The EDPS rejected the SRB’s position on this point, and instead held that the SRB had shared pseudonymous data with the recipient firm, rather than anonymous data, as the relevant individuals could be re-identified with the information held by the SRB. The fact that the firm itself did not have that re-identification information was insufficient to render that data anonymous, in the EDPS’s view.

General Court Judgment

In 2023, the General Court of the European Union (General Court) annulled the EDPS’s decision. The court ruled that the EDPS had been wrong to conclude that personal data that was pseudonymous for the SRB, as the data discloser was automatically pseudonymous (rather than anonymous) for the firm as the data recipient. Instead, the court considered that the EDPS should have assessed whether the disclosed data was pseudonymous or anonymous for the firm from its perspective as recipient, rather than from the SRB’s perspective as discloser. As the EDPS had not carried out such an assessment, the General Court rejected the EDPS’s conclusion that the disclosed data was pseudonymous and therefore personal data regulated by the EU institutions’ GDPR.

AG Opinion

On appeal by the EDPS to the CJEU on a number of questions, the AG proposed that the CJEU set aside the General Court’s decision as a whole, but refer certain claims back to the General Court before delivering a final judgment.

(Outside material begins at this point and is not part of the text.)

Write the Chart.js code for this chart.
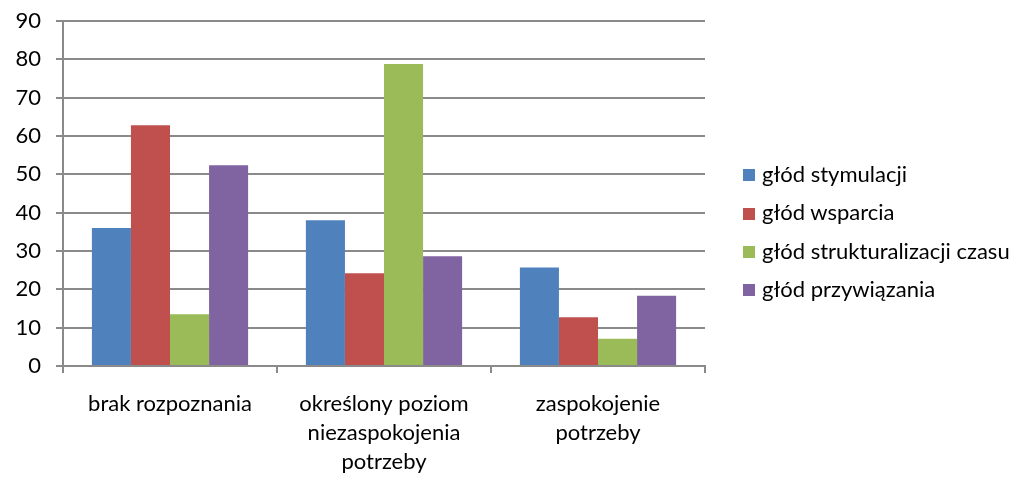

On the specific issue of the assessment of personal data as pseudonymous or anonymous, the AG rejects the EDPS’s argument that pseudonymised data should automatically be considered pseudonymous (rather than anonymous) if the re-identification information remains in existence. The AG instead opines that the nature of personal data should be assessed from the perspective of the entity receiving/processing that data. If that entity has reasonable means to identify the relevant individuals from the pseudonymous data, it is deemed to be processing personal data as regulated by the EU institutions’ GDPR. If, on the other hand, that entity does not have reasonable means to identify the relevant individuals, it is processing anonymous data outside the scope of the EU institutions’ GDPR. Based on the AG’s reasoning, the same data could therefore be considered pseudonymous in the hands of one entity, but anonymous in the hands of another. In practice, pseudonymised data received by a processor from its controller could therefore be considered anonymous in the processor’s hands (provided that the processor did not also receive the re-identification information from the controller).

In the General Court, the parties raised several further arguments around the interpretation and application of the personal data test established in the CJEU’s Breyer judgment. The AG does not address these arguments in detail in the Opinion, on the basis that those arguments are not relevant to the core question of the SRB’s compliance with its transparency obligations. The AG concludes that the SRB was required to include information about its disclosures to the recipient firm in its privacy notice due to the nature of the applicable transparency obligations, irrespective of whether the data as disclosed to the firm was considered pseudonymous personal data or anonymous data.

The AG also considers a further aspect of the General Court decision: the requirement in the definition of personal data that the information relates to an identified or identifiable natural person. The General Court had found that the EDPS was wrong to presume that an opinion necessarily relates to the individual that authored it — and is therefore the personal data of that individual — and that the EDPS should instead have specifically assessed whether the opinion related to its author. In the Opinion, the AG disagrees with the General Court on this point, concluding that an opinion could be presumed to relate to, and be the personal data of, its author. The AG notes, in contrast, that an opinion cannot be presumed to relate to the subject of that opinion (rather than its author), and therefore an assessment would be required to determine whether such an opinion is the personal data of its individual subject.

Next Steps

The CJEU is expected to deliver its judgment later this year (subject to the progress of claims referred back to the General Court). The CJEU will likely follow the Opinion, though is not bound by it and the CJEU could potentially conduct a more detailed analysis than the AG of the various arguments around the scope of personal data raised in the General Court. The CJEU’s endorsement of the AG’s position on personal data as a relative concept — to be assessed from the perspective of the recipient — would be a welcome clarification for many organisations deploying pseudonymisation and anonymisation measures when sharing personal data with processors and others.